MADRID.- The Fayum Mummy Portraits continue to surprise to this day with their modern sensibility and vitality. Made between the first and fourth centuries A.D. they come from the tomb of Al- Fayum as well as from other places across Egypt, and they are borne of a mixture of Greek encaustic painting, Roman realism, and Egyptian funerary rituals. The exhibition Fayum Portraits + Adrian Paci: No Visible Future, organized by the Ministry of Culture, National Archeology Museum and PHotoEspaña posits these paintings as the earliest antecedent of photography since, in a manner similar to ID photos, the painters portray with the greatest possible exactitude the characteristics of their subjects so that the souls of the dead could recognize them – hence the portraits’ simplicity and accuracy.

John Berger dedicated one of his most elegant texts to these works; in it, he relates them to the migrations of our time. This exhibition seeks to pay them homage, bringing together 13 portraits that are shown along with the video Centro para la permanencia temporal (Center for Temporal Permanence), by Adrian Paci, a work in which time stops, and its protagonists – possible emigrants seek to depart but do not move – are subtly fashioned like the living-dead of Fayum.

The exhibition features works that, due to their concept and function, rather than their technique, They were painted by Greek artists on wooden panels and canvases that covered the face, as part of the mummy’s wrappings. These are the oldest two-dimensional portraits in existence, and the only example of Classical easel painting to have come down to us. These paintings for death, which were made to be buried rather than put on display, seem so incredibly alive, just like a good photographic portrait, which captures both the subject and the moment.
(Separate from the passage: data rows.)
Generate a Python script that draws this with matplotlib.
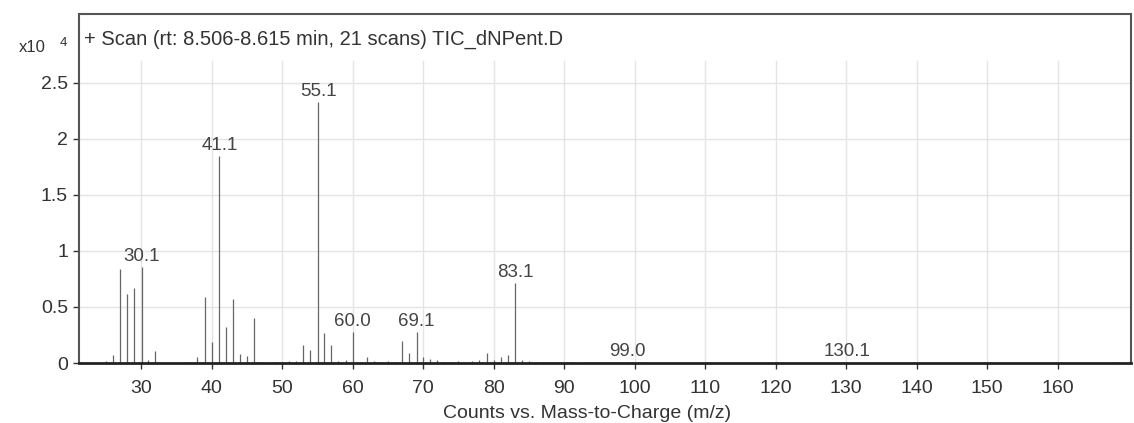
import matplotlib
matplotlib.use("Agg")
import matplotlib.pyplot as plt
import numpy as np

plt.rcParams["font.family"] = ["Liberation Sans", "DejaVu Sans"]

# espectro de massas (valores em x10^4 contagens)
mz = [25, 26, 27, 28, 29, 30.1, 31, 32, 37, 38, 39, 40, 41.1, 42, 43, 44, 45, 46,
      47, 49, 50, 51, 52, 53, 54, 55.1, 56, 57, 58, 59, 60.0, 61, 62, 63, 64, 65,
      66, 67, 68, 69.1, 70, 71, 72, 73, 74, 75, 77, 78, 79, 80, 81, 82, 83.1, 84,
      85, 86, 87, 88, 89, 91, 93, 95, 96, 97, 98, 99.0, 101, 130.1, 168]
contagens = [0.02, 0.07, 0.84, 0.62, 0.67, 0.86, 0.03, 0.11, 0.01, 0.05, 0.59, 0.19,
             1.85, 0.32, 0.57, 0.08, 0.06, 0.40, 0.01, 0.01, 0.01, 0.02, 0.02, 0.16,
             0.12, 2.33, 0.27, 0.16, 0.02, 0.03, 0.28, 0.01, 0.05, 0.02, 0.01, 0.02,
             0.01, 0.20, 0.09, 0.28, 0.05, 0.04, 0.03, 0.01, 0.01, 0.02, 0.02, 0.03,
             0.09, 0.03, 0.05, 0.07, 0.71, 0.03, 0.02, 0.01, 0.01, 0.01, 0.01, 0.01,
             0.01, 0.01, 0.01, 0.01, 0.01, 0.01, 0.005, 0.005, 0.01]
picos_rotulados = [30.1, 41.1, 55.1, 60.0, 69.1, 83.1, 99.0, 130.1]

titulo = "+ Scan (rt: 8.506-8.615 min, 21 scans) TIC_dNPent.D"
xticks = np.arange(30, 170, 10)
yticks = [0, 0.5, 1, 1.5, 2, 2.5]

fig = plt.figure(figsize=(11.34, 4.23), dpi=100)
ax = fig.add_axes([79 / 1134, 1 - 363 / 423, (1131 - 79) / 1134, (363 - 14) / 423])
ax.set_xlim(21.2, 170.4)
ax.set_ylim(0, 3.116)

# grade (vertical so abaixo da faixa do titulo)
for t in xticks:
    ax.plot([t, t], [0, 2.7], color="#e4e4e4", lw=1, zorder=0)
for t in yticks[1:]:
    ax.axhline(t, color="#e4e4e4", lw=1, zorder=0)

ax.vlines(mz, 0, contagens, color="#666666", lw=0.9, zorder=2)

for m, c in zip(mz, contagens):
    if m in picos_rotulados:
        ax.annotate(f"{m:.1f}", (m, c), xytext=(0, 1.5), textcoords="offset points",
                    ha="center", va="bottom", fontsize=13.5, color="#444444")

ax.text(5 / 1052, 1 - 25 / 349, titulo, transform=ax.transAxes, fontsize=14.5,
        color="#333333", va="center")
fig.text(19 / 1134, 1 - 47 / 423, "x10", fontsize=12, color="#333333", va="center")
fig.text(60 / 1134, 1 - 43 / 423, "4", fontsize=9.5, color="#333333", va="center")

ax.set_xticks(xticks)
ax.set_yticks(yticks)
ax.set_yticklabels(["0", "0.5", "1", "1.5", "2", "2.5"])
ax.tick_params(labelsize=14, colors="#333333", length=4, width=1)
ax.tick_params(axis="y", pad=4)
ax.tick_params(axis="x", pad=8)
ax.set_xlabel("Counts vs. Mass-to-Charge (m/z)", fontsize=14, color="#333333")
ax.xaxis.set_label_coords((587 - 79) / 1052, -50 / 349)
ax.xaxis.label.set_va("center")

for s in ["left", "top", "right"]:
    ax.spines[s].set_color("#555555")
    ax.spines[s].set_linewidth(1.5)
ax.spines["bottom"].set_color("#222222")
ax.spines["bottom"].set_linewidth(2)

fig.savefig("out.png", dpi=100)
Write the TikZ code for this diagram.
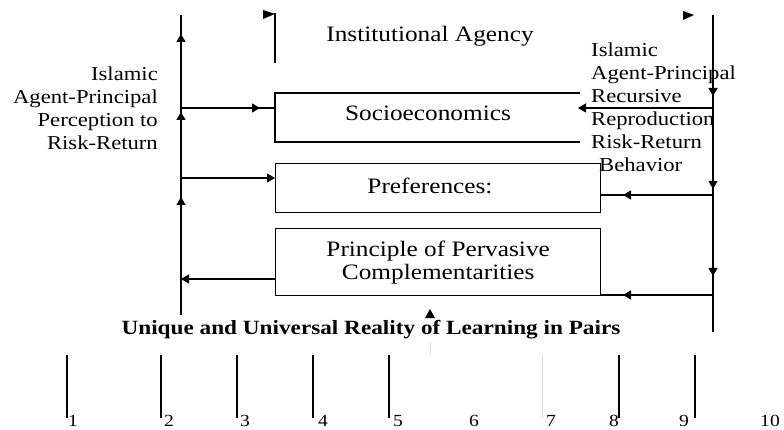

Adrian Paci (Albania, 1969) studied at the Academy of Arts in Tirana. He has shown individually at the Kunsthaus in Zurich, the Istanbul Museum of Modern Art, the Kunstverein Hannover, and P.S. 1 Contemporary Art Center in New York. His work has also been part of collections shown at the Centre Georges Pompidou in Paris, the Fundació Caica in Barcelona, the Moderna Museet in Stockholm, the Miami Museum of Contemporary Art, and the MoMa in New York. Paci represented his country in the first pavilion of Albania at the Venice Biennial.